Prof Twala’s work has and is still benefitting two distinct groups. Project or metrics managers, responsible for developing prediction models for software projects, now have access to the support tool enabling them to make the best use of their available data sets. This, in turn, allows them to develop more accurate prediction models. The work can be extended to other areas of business as well.

Academics in the area of empirical software engineering using data sets for research typically have restricted access to industrial project data. This is due in part to the reluctance of companies to release such data into the public domain.

Data sets are used for research into prediction, as well as many other areas to better understand software development phenomena. Results from such research will feed back into industrial practice, further benefitting the software development industry.

Discoveries in education

One of his areas of recent study has centred on making discoveries using data from education settings, and using those methods to better understand students and their learning environments.

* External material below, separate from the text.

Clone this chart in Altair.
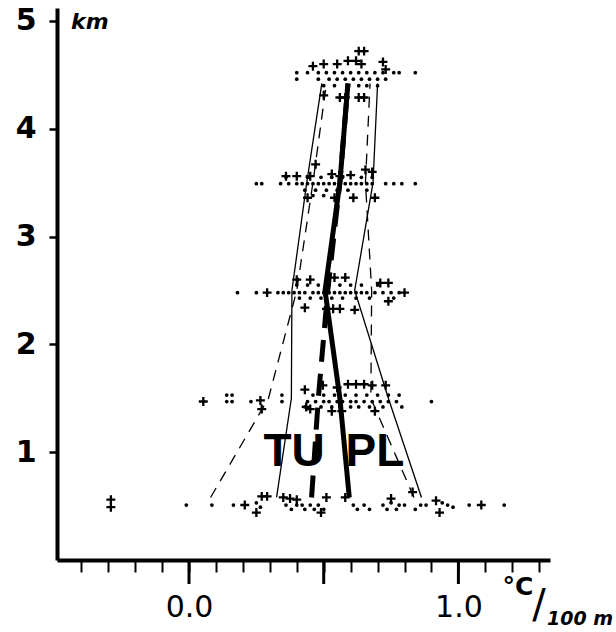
import altair as alt
import pandas as pd

# ---- profile lines (lapse rate, degC/100 m) at the five height levels (km)
LEVELS = [0.58, 1.5, 2.5, 3.5, 4.42]
PL_MEAN = [0.595, 0.56, 0.505, 0.56, 0.59]
TU_MEAN = [0.455, 0.48, 0.515, 0.56, 0.59]
PL_LOW = [0.325, 0.38, 0.382, 0.437, 0.493]
PL_HIGH = [0.863, 0.74, 0.615, 0.683, 0.70]
TU_LOW = [0.08, 0.295, 0.40, 0.46, 0.51]
TU_HIGH = [0.835, 0.675, 0.678, 0.655, 0.672]

# ---- dot observations, grouped in rows: (height, [values])
DOT_ROWS = [
    (0.51, [-0.01, 0.085, 0.165, 0.36, 0.40, 0.42, 0.45, 0.48, 0.61, 0.65, 0.72, 0.78, 0.80, 0.86, 0.88, 0.96, 1.04, 1.17]),
    (0.47, [0.38, 0.43, 0.465, 0.50, 0.625, 0.67, 0.735, 0.77, 0.84]),
    (0.53, [0.25, 0.75, 0.94]),
    (0.49, [0.265, 0.98]),
    (1.53, [0.14, 0.16, 0.345, 0.46, 0.50, 0.54, 0.58, 0.62, 0.66, 0.70, 0.74, 0.78]),
    (1.47, [0.14, 0.16, 0.23, 0.345, 0.44, 0.47, 0.50, 0.52, 0.55, 0.57, 0.60, 0.62, 0.65, 0.68, 0.71, 0.74, 0.77, 0.90]),
    (1.42, [0.43, 0.49, 0.53, 0.56, 0.60, 0.63, 0.67, 0.72, 0.79]),
    (2.48, [0.18, 0.25, 0.33, 0.35, 0.37, 0.39, 0.41, 0.43, 0.46, 0.48, 0.50, 0.52, 0.54, 0.56, 0.58, 0.60, 0.62, 0.64, 0.66, 0.69, 0.72, 0.75, 0.78]),
    (2.55, [0.40, 0.44, 0.48, 0.52, 0.56, 0.60, 0.64, 0.70]),
    (2.43, [0.41, 0.45, 0.49, 0.53, 0.57, 0.62, 0.67, 0.76]),
    (3.49, [0.25, 0.27, 0.34, 0.37, 0.40, 0.42, 0.44, 0.46, 0.48, 0.50, 0.52, 0.54, 0.56, 0.58, 0.60, 0.62, 0.64, 0.66, 0.68, 0.73, 0.76, 0.79, 0.84]),
    (3.55, [0.36, 0.44, 0.49, 0.53, 0.57, 0.64, 0.68]),
    (3.43, [0.43, 0.47, 0.51, 0.55, 0.59, 0.66]),
    (3.38, [0.46, 0.50]),
    (4.52, [0.40, 0.44, 0.48, 0.51, 0.54, 0.57, 0.60, 0.63, 0.66, 0.69, 0.72, 0.76, 0.78, 0.84]),
    (4.46, [0.40, 0.48, 0.52, 0.55, 0.58, 0.61, 0.64, 0.67, 0.70, 0.73]),
    (4.40, [0.50, 0.54, 0.59, 0.63, 0.66, 0.70]),
]

# ---- cross observations (value, height)
CROSSES = [
    (-0.29, 0.56), (-0.29, 0.49), (0.207, 0.51), (0.25, 0.44), (0.27, 0.59), (0.29, 0.59),
    (0.35, 0.58), (0.375, 0.57), (0.40, 0.56), (0.49, 0.44), (0.51, 0.58), (0.58, 0.58),
    (0.75, 0.57), (0.83, 0.63), (0.917, 0.55), (0.93, 0.44), (1.085, 0.51),
    (0.053, 1.47), (0.265, 1.48), (0.27, 1.40), (0.43, 1.58), (0.435, 1.42), (0.45, 1.40),
    (0.497, 1.62), (0.55, 1.60), (0.59, 1.63), (0.62, 1.63), (0.65, 1.63), (0.68, 1.62),
    (0.73, 1.62), (0.53, 1.38), (0.567, 1.38), (0.69, 1.38),
    (0.29, 2.48), (0.40, 2.60), (0.45, 2.60), (0.54, 2.62), (0.58, 2.62), (0.71, 2.57),
    (0.74, 2.57), (0.80, 2.48), (0.43, 2.34), (0.51, 2.33), (0.535, 2.33), (0.56, 2.33),
    (0.615, 2.32), (0.74, 2.40),
    (0.36, 3.56), (0.40, 3.56), (0.45, 3.56), (0.47, 3.67), (0.53, 3.58), (0.56, 3.56),
    (0.60, 3.57), (0.655, 3.62), (0.68, 3.60), (0.44, 3.36), (0.54, 3.36), (0.61, 3.36),
    (0.69, 3.36),
    (0.46, 4.58), (0.50, 4.60), (0.55, 4.60), (0.59, 4.63), (0.62, 4.63), (0.64, 4.60),
    (0.63, 4.72), (0.65, 4.72), (0.72, 4.62), (0.73, 4.55), (0.50, 4.31), (0.56, 4.29),
    (0.58, 4.29), (0.63, 4.29), (0.65, 4.29),
]

X_TICKS = [-0.4, -0.3, -0.2, -0.1, 0.0, 0.1, 0.2, 0.3, 0.4, 0.5, 0.6, 0.7, 0.8, 0.9, 1.0, 1.1, 1.2, 1.3]
MAJOR_TICKS = [0.0, 0.5, 1.0]
Y_TICKS = [1, 2, 3, 4, 5]
SERIES_LABELS = [("TU", 0.39, 1.0), ("PL", 0.69, 1.0)]

# ---- tables
dots_df = pd.DataFrame([(x, y) for y, xs in DOT_ROWS for x in xs], columns=["x", "y"])
cross_df = pd.DataFrame(CROSSES, columns=["x", "y"])


def line_df(vals):
    return pd.DataFrame({"x": vals, "y": LEVELS})


major_df = pd.DataFrame({"x": MAJOR_TICKS})
lab_df = pd.DataFrame(SERIES_LABELS, columns=["t", "x", "y"])

xscale = alt.Scale(domain=[-0.49, 1.34], nice=False, zero=False)
yscale = alt.Scale(domain=[0, 5.12], nice=False, zero=False)

xaxis = alt.Axis(
    values=X_TICKS, tickSize=12, tickWidth=2, tickColor="black",
    domainWidth=4, domainColor="black", grid=False, title=None,
    labelExpr="abs(datum.value) < 0.001 ? '0.0' : (abs(datum.value - 1) < 0.001 ? '1.0' : '')",
    labelFontSize=30, labelFont="DejaVu Sans", labelColor="black", labelPadding=20,
    labelOverlap=False, labelFlush=False,
)
yaxis = alt.Axis(
    values=Y_TICKS, tickSize=8, tickWidth=2.5, tickColor="black",
    domainWidth=4, domainColor="black", grid=False, title=None, format="d",
    labelFontSize=30, labelFont="DejaVu Sans", labelFontWeight="bold",
    labelColor="black", labelPadding=13, labelOverlap=False, labelFlush=False,
)

X = alt.X("x:Q", scale=xscale, axis=xaxis)
Y = alt.Y("y:Q", scale=yscale, axis=yaxis)

dots = alt.Chart(dots_df).mark_circle(size=14, color="black", opacity=1).encode(x=X, y=Y)
crosses = alt.Chart(cross_df).mark_point(
    shape="M-1,0L1,0M0,-1L0,1", size=80, filled=False, color="black",
    strokeWidth=2.3, opacity=1,
).encode(x=X, y=Y)


def prof(vals, width, dash=None):
    kw = dict(color="black", strokeWidth=width)
    if dash:
        kw["strokeDash"] = dash
    return alt.Chart(line_df(vals)).mark_line(**kw).encode(x=X, y=Y, order="y:Q")


lines = [
    prof(PL_LOW, 1.3),
    prof(PL_HIGH, 1.3),
    prof(TU_LOW, 1.3, [11, 8]),
    prof(TU_HIGH, 1.3, [11, 8]),
    prof(PL_MEAN, 5),
    prof(TU_MEAN, 5, [22, 12]),
]

major = alt.Chart(major_df).mark_rule(color="black", strokeWidth=3).encode(
    x=X, y=alt.value(552), y2=alt.value(576)
)

labels = alt.Chart(lab_df).mark_text(
    font="'Liberation Sans Narrow', 'Liberation Sans', sans-serif",
    fontSize=46, fontWeight="bold", color="black",
).encode(x=X, y=Y, text="t:N")

km = alt.Chart(pd.DataFrame({"t": ["km"]})).mark_text(
    font="DejaVu Sans", fontSize=22, fontWeight="bold", fontStyle="italic",
    color="black", align="left", baseline="alphabetic",
).encode(x=alt.value(14), y=alt.value(21), text="t:N")

unit_c = alt.Chart(pd.DataFrame({"t": ["°C"]})).mark_text(
    font="DejaVu Sans", fontSize=25, fontWeight="bold", color="black",
    align="center", baseline="alphabetic",
).encode(x=alt.value(461), y=alt.value(587), text="t:N")
unit_s = alt.Chart(pd.DataFrame({"t": ["/"]})).mark_text(
    font="DejaVu Sans", fontSize=40, color="black",
    align="center", baseline="middle",
).encode(x=alt.value(482), y=alt.value(598), text="t:N")
unit_m = alt.Chart(pd.DataFrame({"t": ["100 m"]})).mark_text(
    font="DejaVu Sans", fontSize=19, fontWeight="bold", fontStyle="italic",
    color="black", align="left", baseline="alphabetic",
).encode(x=alt.value(490), y=alt.value(617), text="t:N")

chart = alt.layer(
    *lines, dots, crosses, major, labels, km, unit_c, unit_s, unit_m
).properties(
    width=493, height=552,
    padding={"left": 57, "top": 8, "right": 66, "bottom": 72},
    autosize="none", background="white",
).configure_view(stroke=None, strokeWidth=0)

chart.save("out.html", embed_options={"renderer": "svg", "actions": False})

Some of the work has helped identify factors affecting students’ academic performance. Findings have revealed that age, father/guardian’s socioeconomic status and daily study hours significantly contribute to the academic performance of graduate students.

Another area is estimating teaching effectiveness using data mining methods at high school levels. It’s anticipated that the findings of these studies will give curriculum developers new insights into emerging issues on performance, as well as influence policy formulation in the department of basic education.

“I love that my work lets me play in everyone else’s backyard,” says Twala. “The interdisciplinary nature of what we do means that we work with leading minds in philosophy, neuroscience, architecture and law, to name but a few.”

He says that he also loves that what his work is relevant to South Africa, and that it can help solve problems from traffic management to health, from insurance to software development.